Pop gets out after being iced in

 

Most of the Dallas area had been shut down for three dreary days due to one of our rare Texas ice storms, but today--today the sun took center stage and sang a Roger Miller tune that do-wacka-do’d us right between the eyes. 

Roller skating in buffalo herds or on slippery sidewalks was definitely out, but the ice had melted off the roads enough to make driving safe, so I called Pop.

“Want to get out for awhile?” 

“You bet!”  He dropped the phone.  I swear I heard him laying rubber with the wheels of his walker.  He was waiting for me on the front porch.  “What took you so long?” he asked.

“I put on shoes.”  He looked down, grimaced, and went back inside to change slippers for shoes.
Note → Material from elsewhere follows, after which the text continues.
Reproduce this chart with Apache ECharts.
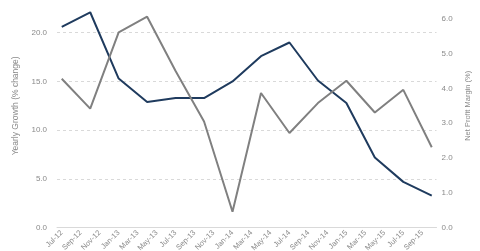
<!DOCTYPE html>
<html>
<head>
<meta charset="utf-8">
<script src="https://cdn.jsdelivr.net/npm/echarts@6/dist/echarts.min.js"></script>
<style>html,body{margin:0;padding:0;background:#fff}#c{width:480px;height:251px}</style>
</head>
<body>
<div id="c"></div>
<script>
// Monthly category axis (labels shown every 2 months), data quarterly
const months = ["Jul-12","Aug-12","Sep-12","Oct-12","Nov-12","Dec-12",
  "Jan-13","Feb-13","Mar-13","Apr-13","May-13","Jun-13","Jul-13","Aug-13","Sep-13","Oct-13","Nov-13","Dec-13",
  "Jan-14","Feb-14","Mar-14","Apr-14","May-14","Jun-14","Jul-14","Aug-14","Sep-14","Oct-14","Nov-14","Dec-14",
  "Jan-15","Feb-15","Mar-15","Apr-15","May-15","Jun-15","Jul-15","Aug-15","Sep-15","Oct-15"];
const quarters = ["Jul-12","Oct-12","Jan-13","Apr-13","Jul-13","Oct-13","Jan-14","Apr-14","Jul-14","Oct-14","Jan-15","Apr-15","Jul-15","Oct-15"];
const yearlyGrowth = [20.6, 22.1, 15.3, 12.9, 13.3, 13.3, 15.0, 17.6, 19.0, 15.1, 12.8, 7.2, 4.7, 3.3];
const netProfitMargin = [4.28, 3.42, 5.61, 6.06, 4.5, 3.05, 0.46, 3.87, 2.72, 3.58, 4.22, 3.31, 3.96, 2.31];
const leftName = "Yearly Growth (% change)";
const rightName = "Net Profit Margin (%)";

const chart = echarts.init(document.getElementById('c'), null, {renderer: 'canvas'});
const labelColor = '#8a8a8a';
chart.setOption({
  animation: false,
  grid: {left: 57, right: 43.5, top: -16, bottom: 23.3, containLabel: false, outerBoundsMode: 'none'},
  xAxis: {
    type: 'category', data: months, boundaryGap: true,
    axisLine: {lineStyle: {color: '#d9d9d9', width: 1}},
    axisTick: {show: false},
    axisLabel: {interval: 1, rotate: 45, fontSize: 7.5, color: labelColor, fontFamily: 'Liberation Sans', margin: 4}
  },
  yAxis: [{
    type: 'value', min: 0, max: 25, interval: 5,
    name: leftName, nameLocation: 'middle', nameGap: 34,
    nameTextStyle: {fontSize: 8.5, color: labelColor, fontFamily: 'Liberation Sans'},
    axisLine: {show: false}, axisTick: {show: false},
    axisLabel: {formatter: v => v.toFixed(1), fontSize: 8, color: labelColor, fontFamily: 'Liberation Sans', margin: 10},
    splitLine: {lineStyle: {color: '#d9d9d9', type: [3, 3], width: 1}}
  }, {
    type: 'value', min: 0, max: 7, interval: 1,
    name: rightName, nameLocation: 'middle', nameGap: 21,
    nameTextStyle: {fontSize: 7.5, color: labelColor, fontFamily: 'Liberation Sans'},
    axisLine: {show: false}, axisTick: {show: false},
    axisLabel: {formatter: v => v.toFixed(1), fontSize: 8, color: labelColor, fontFamily: 'Liberation Sans', margin: 5},
    splitLine: {show: false}
  }],
  series: [{
    type: 'line', yAxisIndex: 0, symbol: 'none',
    data: quarters.map((q, i) => [q, yearlyGrowth[i]]),
    lineStyle: {color: '#1f3b5e', width: 2}
  }, {
    type: 'line', yAxisIndex: 1, symbol: 'none',
    data: quarters.map((q, i) => [q, netProfitMargin[i]]),
    lineStyle: {color: '#808080', width: 2}
  }]
});
</script>
</body>
</html>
First stop:  the dentist.  Pop’s temporary partial was still loose.  Dr. B discovered one of the wire “hooks” had broken off--undoubtedly from metal fatigue when that tech had tried to adjust it before.  No way to repair it.  Oh well, he can still eat.  He'll be OK until he gets his permanent partial in January. 

            From there we went to browse the dollar store where Pop found those rubber snakes a few months ago.  He needed birdseed, and I put several bags in the cart.  As we were getting ready to check out, he thought an ice cream bar would really hit the spot.  Sounded good to me, too. 

No stack of tables to sit on like before, so we were going to eat in the car.  But as we left the store, Pop saw an iron park bench in front of the restaurant next door.  He suggested we sit there. 

He walked over to the bench.  I put the birdseed in the trunk, grabbed my gloves from the front seat, and joined Pop.  Now mind you, it’s December, the bench was in deep shade, and the wind blew briskly and steadily.  The afternoon had gotten dismally cold.

But there we sat, shoulder-to-shoulder on a bottom-freezing iron bench, eating our ice cream bars, and enjoying every single bite.